Hoje a Europa lidera o esforço de reordenação dos mercados financeiros. Autoridades européias haviam hesitado, inicialmente, em adotar medidas menos convencionais que o fornecimento de dinheiro ao mercado pelas autoridades monetárias. Foram criticadas internacionalmente por sua timidez, mas acabaram surpreendendo o mundo. O governo britânico assumiu o risco político de anunciar a liberação de 50 bilhões de libras ( 62 bilhões) para compras de ações de bancos em dificuldades. Com isso apontou uma solução mais direta e mais simples que a absorção de ativos podres planejada pelo governo americano. A proposta foi incorporada pelos países da zona do euro no plano de ação apresentado no domingo. Antes, o Banco Central Europeu, o britânico e o suíço haviam participado com o Federal Reserve de um corte simultâneo de juros.

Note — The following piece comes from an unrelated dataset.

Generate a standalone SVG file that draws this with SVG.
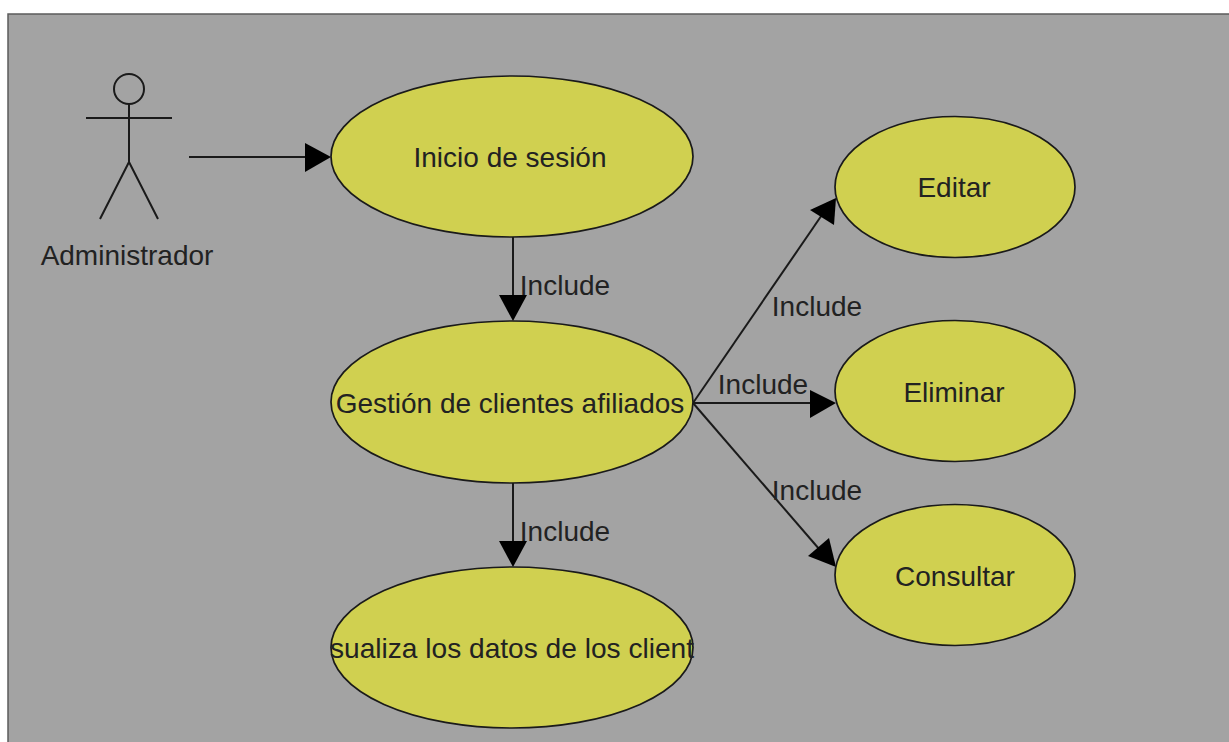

"Pela primeira vez na história financeira", disse o presidente Sarkozy no discurso de ontem, "planos elaborados na União Européia inspiraram medidas tomadas noutros países, incluídos os Estados Unidos." Mas cabe aos europeus "mostrar liderança também na reflexão para o futuro", acrescentou, destacando com essa observação um dos temas centrais da conferência de cúpula realizada nestes dois dias.
A proposta de um ambicioso trabalho de regulação dos mercados foi acompanhada de um reconhecimento de culpa: os europeus falharam na fixação de padrões de segurança para o sistema financeiro. Pode-se discutir se as autoridades européias foram mais ou menos omissas que as americanas - provavelmente menos -, mas isso não muda o fato mais importante. Em todo o mundo rico os sistemas de supervisão foram deficientes e deixaram espaço para a formação da maior bolha financeira da história.
Tudo isso ocorreu porque nem as normas formuladas pelo Banco de Compensações Internacionais (BIS), de Basiléia, foram integralmente adotadas nos países desenvolvidos. Essas normas, já na segunda geração, foram elaboradas, no entanto, com a participação de autoridades monetárias de muitos países. No Brasil, segundo registro histórico, algumas leis não pegam. Nas grandes potências, parte das normas de Basiléia não pegou. Hoje, o mundo inteiro paga por essa negligência - e o custo ainda será muito pesado, porque os efeitos da crise financeira apenas começam a manifestar-se na economia real, indicando o risco de uma severa retração.
Desta vez, no entanto, uma lição parece ter sido assimilada pela maior parte dos governantes com influência na ordem internacional. Não será suficiente conter a crise financeira e tomar medidas para limitar seu efeito recessivo. É preciso disciplinar o sistema financeiro globalmente, limitando o risco de suas operações e estendendo a supervisão, como propôs Sarkozy, a todos os seus segmentos. A crise atual foi gerada, em grande parte, em bancos de investimentos, livres, na maior parte do mundo, da supervisão dos bancos centrais e de outros organismos de controle.
É preciso um novo Bretton Woods, disse o presidente francês, mencionando a criação do Fundo Monetário Internacional (FMI) e do Banco Mundial, em 1944, numa pequena estância climática americana. Desde o começo da crise essa frase tem sido repetida. É preciso levá-la a sério - e desta vez num empreendimento mais amplo, com a participação das economias emergentes e de outros atores interessados. As instituições multilaterais disponíveis, como o FMI e o BIS, oferecem uma boa base técnica e política para a realização da tarefa.